Hand built wheels are more serviceable, better quality, stronger and lighter.

With hand built wheelsets Matthew Larsen Wheelbuilding can build wheels specific to each rider, building a wheel that’s lighter at the rim where weight matters most, has better strength to weight because it has the correct number of spokes for the rider weight and intended use and can be built with better quality parts. Hand built wheels can also be built with particular colored parts, a certain hub like a dynamo generator, internal gears or a power meter.
      Wheelbuilding Labor Starts at $70/wheel or $120/pair

Besides being round, straight, dished and evenly tensioned, here is an idea of what I think about when building wheels.

There are 4 dimensions to wheelbuilding. Side-to-side, up-and-down, spoke tension, & dish. While they are slowly being reached, the spokes are continually stressed and stressed and stressed some more before they are locked into place creating a wheel that will last without further truing or broken spokes. In wheel builders’ lingo this is a wheel that stands.

Besides being round, straight, dished and evenly tensioned, here is an idea of what I think about when building wheels.


Rim and hub orientation is to the right as the rider sits on the bike. Some hub manufacturers build wheels so as a rider is approaching the camera their name is right-side up. Since you bought a pair of my wheels, I build them so as you sit on your trusted steed you can look down and read the hub manufacturer’s name right-side up.  I also position the hub so the name is facing the valve hole.

Precise spoke length is pretty important so in most cases they come in millimeter increments. Too long and they bottom out before the wheel is up to tension.  Too short and the spoke threads are left exposed at the nipple. This difference is about 4mm.  I want as much thread contact between the spoke and nipple as possible to securely hold that connection exactly in place without being too long. I like my spokes to come out somewhere in the 1mm slot at the outside of the nipple.

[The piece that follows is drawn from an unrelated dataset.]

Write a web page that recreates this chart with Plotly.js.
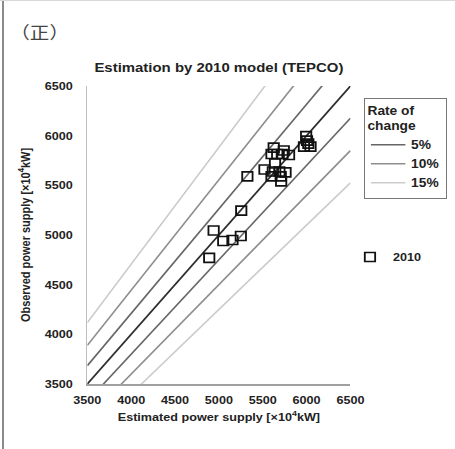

On a traditionally laced wheel spokes are in groups of four: two from each side that cross and alternate left and right at the rim. Each group has a pulling spoke for each side of the wheel. I lace wheels so the valve hole is between two groups of spokes, allowing a bit more room for inflation rather than being between crossed spokes. I also position pulling spokes on the outside as they cross at the outermost intersection. This puts the pulling spoke in the forward rotation drive direction. In the case of the rear wheel, when torque is applied by the engine (you) the pulling spokes accelerate the bike along without flexing into the rear der.